The quantity $$Q_{k+1}^{-1} A_{k+1}^{\prime} S_{k+1}$$ is called the Kalman gain, and $$y_{k+1}-A_{k+1} \widehat{x}_{k}$$ is called the innovations, since it compares the difference between a data update and the prediction given the last estimate.

Unfortunately, as one acquires more and more data, i.e. as $$k$$ grows large, the Kalman gain goes to zero. One data point cannot make much headway against the mass of previous data which has hardened' the estimate. If we leave this estimator as is - without modification - the estimator goes to sleep' after a while, and thus doesn't adapt well to parameter changes. The homework investigates the concept of a `fading memory' so that the estimator doesn't go to sleep.

An Implementation Issue

Another concept which is important in the implementation of the RLS algorithm is the computation of $$Q_{k+1}^{-1}$$. If the dimension of $$Q_{k}$$ is very large, computation of its inverse can be computationally expensive, so one would like to have a recursion for $$Q_{k+1}^{-1}$$.

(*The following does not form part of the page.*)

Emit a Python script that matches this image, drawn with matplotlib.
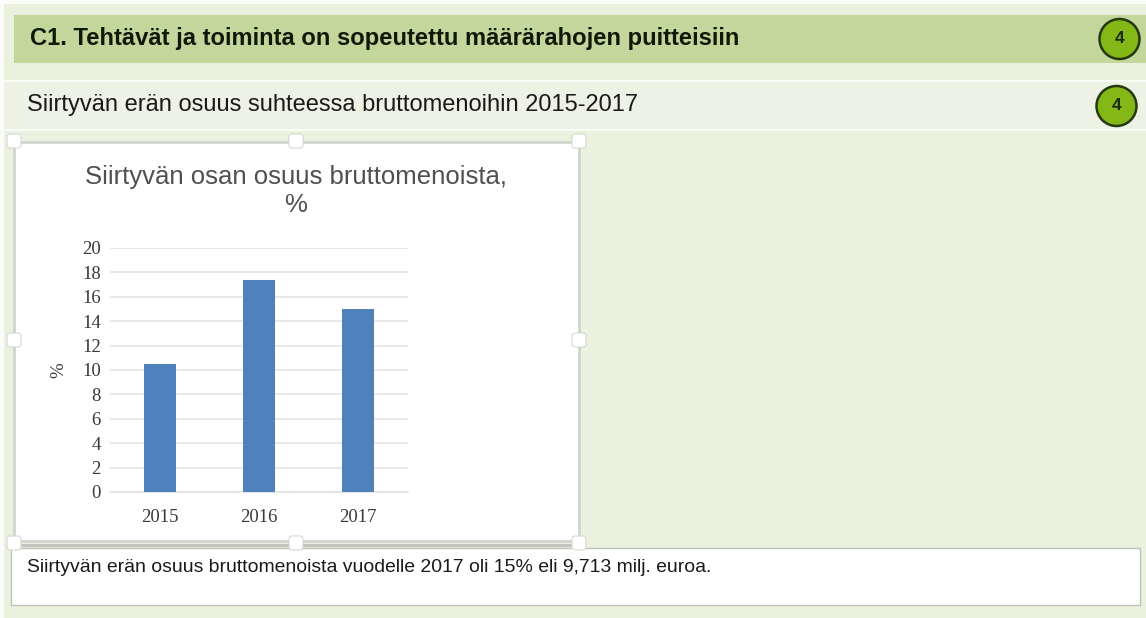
import matplotlib
matplotlib.use('Agg')
import matplotlib.pyplot as plt
from matplotlib.patches import Rectangle, Circle, FancyBboxPatch

W = 1146
H = 618

years = ['2015', '2016', '2017']
shares = [10.5, 17.4, 15.0]
y_ticks = [0, 2, 4, 6, 8, 10, 12, 14, 16, 18, 20]
header_text = 'C1. Tehtävät ja toiminta on sopeutettu määrärahojen puitteisiin'
sub_text = 'Siirtyvän erän osuus suhteessa bruttomenoihin 2015-2017'
chart_title = 'Siirtyvän osan osuus bruttomenoista,\n%'
note_text = 'Siirtyvän erän osuus bruttomenoista vuodelle 2017 oli 15% eli 9,713 milj. euroa.'
score = '4'

plt.rcParams['font.family'] = ['Liberation Sans', 'DejaVu Sans']
serif = ['Liberation Serif', 'DejaVu Serif']

fig = plt.figure(figsize=(W / 100, H / 100), dpi=100, facecolor='#fbfcf9')

# page drawn in pixel coordinates, y going down
bg = fig.add_axes([0, 0, 1, 1])
bg.set_xlim(0, W)
bg.set_ylim(H, 0)
bg.axis('off')


def box(x0, y0, x1, y1, fc, ec='none', lw=0, z=1):
    bg.add_patch(Rectangle((x0, y0), x1 - x0, y1 - y0, fc=fc, ec=ec, lw=lw, zorder=z))


def badge(x, y):
    bg.add_patch(Circle((x, y), 20, fc='#84b816', ec='#26380f', lw=1.8, zorder=3))
    bg.text(x, y - 0.5, score, ha='center', va='center', fontsize=12.5, fontweight='bold',
            color='#1c2a10', zorder=4)


def handle(x, y):
    bg.add_patch(FancyBboxPatch((x - 5, y - 5), 10, 10, boxstyle='round,pad=2,rounding_size=3',
                                fc='white', ec='#d6d8d2', lw=0.8, zorder=5))


box(4, 4, W, 618, '#ebf1df')
box(14, 15, W, 63, '#c3d69b')
box(4, 81, W, 129, '#edf2e4')
bg.plot([4, W], [81, 81], color='#f8faf4', lw=1.5, zorder=2)
bg.plot([4, W], [129.5, 129.5], color='#f8faf4', lw=1.5, zorder=2)

bg.text(30, 38, header_text, ha='left', va='center', fontsize=17.07, fontweight='bold',
        color='#101808', zorder=3)
bg.text(27, 105, sub_text, ha='left', va='center', fontsize=17, color='#1a1a1a', zorder=3)
badge(1119.5, 39)
badge(1116.5, 106)

# note box under the chart
box(11, 548, 1140, 605, 'white', ec='#c0c4b8', lw=1)
bg.text(27, 567, note_text, ha='left', va='center', fontsize=13.95, color='#1a1a1a', zorder=3)

# chart frame and its selection handles
box(14, 142, 579, 541, 'white', ec='#d2d4ce', lw=2)
bg.plot([14, 579], [544.5, 544.5], color='#bfc1ba', lw=2, zorder=2)
for hx in (14, 296, 579):
    handle(hx, 141)
    handle(hx, 543)
handle(14, 340)
handle(579, 340)

bg.text(296, 191, chart_title, ha='center', va='center', fontsize=18.5, color='#505050',
        linespacing=1.22, zorder=3)

ax = fig.add_axes([110 / W, 1 - 492 / H, 298 / W, 244 / H], facecolor='none')
ax.bar(years, shares, width=0.32, color='#4f81bd', zorder=3)
ax.set_xlim(-0.5, 2.5)
ax.set_ylim(0, 20)
ax.set_yticks(y_ticks)
ax.grid(axis='y', color='#e2e2e2', lw=1.1, zorder=0)
ax.tick_params(length=0)
ax.tick_params(axis='x', pad=12)
ax.tick_params(axis='y', pad=6.5)
for lab in ax.get_xticklabels() + ax.get_yticklabels():
    lab.set_fontfamily(serif)
    lab.set_fontsize(13.5)
    lab.set_color('#3a3a3a')
for side in ax.spines:
    ax.spines[side].set_visible(False)
ax.spines['bottom'].set_visible(True)
ax.spines['bottom'].set_color('#e2e2e2')
ax.spines['bottom'].set_linewidth(1.1)
ax.set_ylabel('%', fontsize=13.5, color='#3a3a3a', fontfamily=serif, labelpad=11)

fig.savefig('out.png', dpi=100)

This recursion is easy to obtain. Applying the handy matrix identity

$(A+B C D)^{-1}=A^{-1}-A^{-1} B\left(D A^{-1} B+C^{-1}\right)^{-1} D A^{-1}\nonumber$

to the recursion for $$Q_{k+1}$$ yields

$Q_{k+1}^{-1}=Q_{k}^{-1}-Q_{k}^{-1} A_{k+1}^{\prime}\left(A_{k+1} Q_{k}^{-1} A_{k+1}^{\prime}+S_{k+1}^{-1}\right)^{-1} A_{k+1} Q_{k}^{-1}\nonumber$

Upon defining

$P_{k+1}=Q_{k+1}^{-1}\nonumber$

this becomes

$P_{k+1}=P_{k}-P_{k} A_{k+1}^{\prime}\left(S_{k+1}^{-1}+A_{k+1} P_{k} A_{k+1}^{\prime}\right)^{-1} A_{k+1} P_{k}\nonumber$

which is called the (discrete-time) Riccati equation.

Interpretation

We have $$\widehat{x}_{k}$$ and $${y}_{k+1}$$ available for computing our updated estimate. Interpreting $$\widehat{x}_{k}$$ as a measurement, we see our model becomes

$\left[\begin{array}{c} \widehat{x}_{k} \\ y_{k+1} \end{array}\right]=\left[\begin{array}{c} I \\ A_{k+1} \end{array}\right] x+\left[\begin{array}{c} e_{k} \\ e_{k+1} \end{array}\right]\nonumber$

The criterion, then, by which we choose $$\widehat{x}_{k+1}$$ is thus

$\widehat{x}_{k+1}=\operatorname{argmin}\left(e_{k}^{\prime} Q_{k} e_{k}+e_{k+1}^{\prime} S_{k+1} e_{k+1}\right)\nonumber$

In this context, one interprets $${Q}_{k}$$ as the weighting factor for the previous estimate.